Weekly brief: Robo-taxi rides could be a free service

When people ruminate about a future full of self-driving cars, the topic usually turns to safety and time.

Think about a world in which the 37,000 road deaths that happen every year on American roadways, most owing to human error, could be eliminated. Think, too, about all the time we soon will have at our disposal that used to be consumed by driving. Time to sleep. Time to watch Netflix. Time to work. Time to chat with friends. Self-driving cars, the thinking goes, could do the impossible: make us safer and add a couple extra hours to our days.

Or they just might make us lazier, more sedentary, less healthy, and more exposed to noxious fumes, as a report last week in Wired suggested. I’m not here to argue which way the pendulum will swing. My bet is that we’ll land somewhere in the middle, with more time and more ways to fritter it away and fewer road deaths but way more than zero. However, that’s a debate for the future to settle.

In the meantime, self-driving cars may exert their largest influence in a sphere of our lives that I had never stopped to consider before. Money. Fact is, we spend a lot of money on our cars. Americans spend most on their houses first, their transportation second, and food third. Those three things add up to 62% of their annual expenses. Imagine if those transportation costs were largely eliminated. That would have a profound impact on people’s ability to save, eliminate debt and provide for a higher quality of life. Last week Waymo’s CEO John Krafcik suggested that this may not be a stretch.

Let me be clear: when Waymo launches its robo-taxi service in the next several months, it will cost money. Probably a little less than Uber or Lyft rides but far from free. This is what I had always expected with robo-taxi rides. With the cost of drivers removed, companies like Uber, Lyft or Waymo would be able to cut their rates, not eliminate them completely.
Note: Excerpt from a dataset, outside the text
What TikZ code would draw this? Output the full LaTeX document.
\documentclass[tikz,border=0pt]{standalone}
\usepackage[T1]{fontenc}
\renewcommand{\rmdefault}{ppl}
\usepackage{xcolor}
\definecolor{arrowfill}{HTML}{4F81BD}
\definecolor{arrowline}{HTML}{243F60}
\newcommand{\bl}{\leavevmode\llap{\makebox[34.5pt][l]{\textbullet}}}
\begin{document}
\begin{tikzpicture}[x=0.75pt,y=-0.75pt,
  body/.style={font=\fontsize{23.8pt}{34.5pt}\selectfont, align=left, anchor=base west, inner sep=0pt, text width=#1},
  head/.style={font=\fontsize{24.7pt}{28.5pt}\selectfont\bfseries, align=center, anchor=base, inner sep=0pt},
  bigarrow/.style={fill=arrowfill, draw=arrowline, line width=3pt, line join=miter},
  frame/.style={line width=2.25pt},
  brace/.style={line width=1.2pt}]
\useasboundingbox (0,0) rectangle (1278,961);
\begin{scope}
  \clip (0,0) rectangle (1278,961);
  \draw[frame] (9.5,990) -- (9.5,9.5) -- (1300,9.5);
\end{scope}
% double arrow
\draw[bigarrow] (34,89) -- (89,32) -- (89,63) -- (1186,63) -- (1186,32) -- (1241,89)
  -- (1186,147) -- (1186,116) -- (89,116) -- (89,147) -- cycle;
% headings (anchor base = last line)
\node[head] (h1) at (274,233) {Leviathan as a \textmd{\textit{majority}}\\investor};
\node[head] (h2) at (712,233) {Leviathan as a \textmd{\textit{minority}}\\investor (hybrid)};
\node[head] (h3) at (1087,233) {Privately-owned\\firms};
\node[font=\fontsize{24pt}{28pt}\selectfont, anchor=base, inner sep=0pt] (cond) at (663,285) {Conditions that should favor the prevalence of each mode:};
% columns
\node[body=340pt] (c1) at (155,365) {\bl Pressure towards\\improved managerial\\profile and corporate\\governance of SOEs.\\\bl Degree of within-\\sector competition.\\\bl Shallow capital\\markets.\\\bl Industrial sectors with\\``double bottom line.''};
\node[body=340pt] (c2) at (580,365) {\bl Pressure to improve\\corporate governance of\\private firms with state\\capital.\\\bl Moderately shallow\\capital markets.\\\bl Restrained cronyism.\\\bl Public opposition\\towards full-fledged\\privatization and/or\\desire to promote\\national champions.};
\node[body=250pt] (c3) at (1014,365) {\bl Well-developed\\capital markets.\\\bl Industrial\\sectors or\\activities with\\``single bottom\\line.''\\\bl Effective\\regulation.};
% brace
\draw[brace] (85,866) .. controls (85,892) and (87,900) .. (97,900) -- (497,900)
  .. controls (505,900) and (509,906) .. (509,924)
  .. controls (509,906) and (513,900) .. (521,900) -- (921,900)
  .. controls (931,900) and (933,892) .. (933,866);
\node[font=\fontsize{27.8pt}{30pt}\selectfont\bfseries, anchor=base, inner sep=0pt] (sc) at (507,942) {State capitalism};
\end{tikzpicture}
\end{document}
What I had failed to see, however, is the opportunity that robo-taxis may offer businesses to bring customers directly to their doors. Consider if a couple wants to go out for Italian food. There are three Italian restaurants within a 10-mile radius, which one will they choose? The one with the best reviews, right? Wrong! How about the restaurant that will pay for their ride?

Waymo’s CEO said this a business model that his company is seriously considering. Google thrives on sponsored search. Why can’t Waymo thrive on sponsored rides? After all, what is an $8 cab ride to a bar if that bar can rake in $200 in cocktails and Jose Cuervo shots? Everyone wins.

Now is this a guarantee? Absolutely not. Could it happen at least part of the time? You bet. Next round’s on me.